Arcadi Espada-El Mundo
LA DECISIÓN del juez Llarena que contrariando la opinión del fiscal se niega a perseguir, ahora en Dinamarca, a Carles Puigdemont solo tiene un fundamento: evitar que un presunto delincuente sea presidente de la Generalidad. Mediante un llamativo juicio de intenciones, el auto razona que Puigdemont quería ser detenido en Dinamarca para equiparar su suerte a la de los diputados Oriol Junqueras, Jordi Sánchez y Joaquim Forn, cautelarmente encarcelados, pero que podrían ser investidos presidentes para pasmo, por cierto, de los astutos cálculos de Llarena.

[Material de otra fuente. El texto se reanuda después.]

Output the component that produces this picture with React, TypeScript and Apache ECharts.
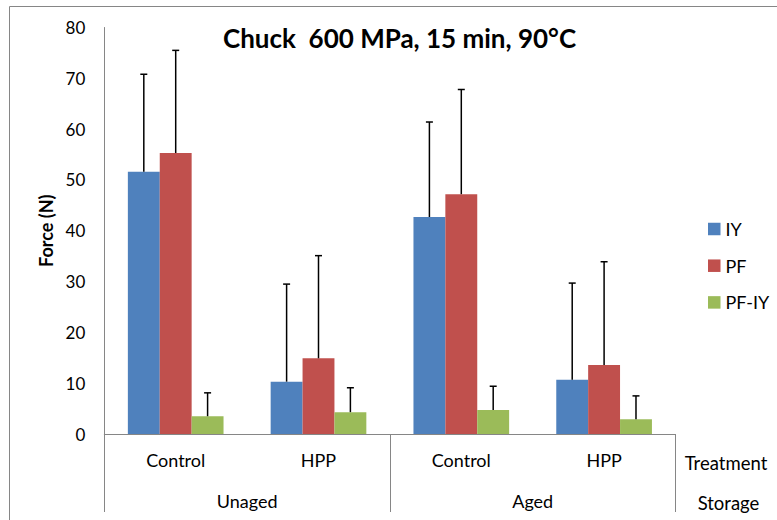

A diferencia del juez no sé si era ésa la intención de Puigdemont. Pero sé, en cambio, que los esfuerzos del juez conducen a la melancolía. Puigdemont sigue siendo el presidente de la Generalidad de Cataluña –solo hay que ver cómo lo presentaron ayer en la Universidad danesa y el centenar de periodistas que esperaban sus palabras– y cada día que pasa en el confortable exilio que propició la suspensión de la euroorden es más presidente. Los pleitos reglamentarios acerca de su investidura no tienen mayor importancia. En las circunstancias actuales Puigdemont podría permitirse tener un conserje con todos sus pomposos galones en Barcelona y ejercer desde Bruselas, ¡o desde donde le plazca!, con toda la autoridad de un presidente a la vez simbólico y real. El independentismo ha abandonado cualquier preocupación por los asuntos y las formalidades corrientes. Desde hace años. Su objetivo es la propaganda. Y su esperanza que la propaganda acabe germinando, con el tiempo y alguna azarosa y feliz circunstancia geopolítica, en una incontenible presión para España. Ahora al independentismo no le sale a cuenta la normalidad.
De ahí que la elemental obligación del Estado democrático sea dificultar los movimientos de Puigdemont, con la acción de la política y con la acción de la justicia. En la política el fracaso es absoluto: las andanzas del prófugo por Europa devuelven una patética imagen de la influencia y hasta de la dignidad exterior de España. El desvarío de la Justicia es similar: a partir de que el caso llegara al Supremo la Justicia empezó a calcular políticamente sus movimientos. El último resultado, por el momento, es este insólito auto en el que el juez Llarena explica sus decisiones, no ya por las sutilezas del código penal danés, que desconoce y que reprocha al fiscal que desconozca, sino por las consecuencias estrictamente políticas que comportarán.
Este grave problema de los jueces mundanos que han invertido el sentido y la costumbre del lema kantiano y que hoy claman: «¡Hágase el mundo y que la Justicia perezca!».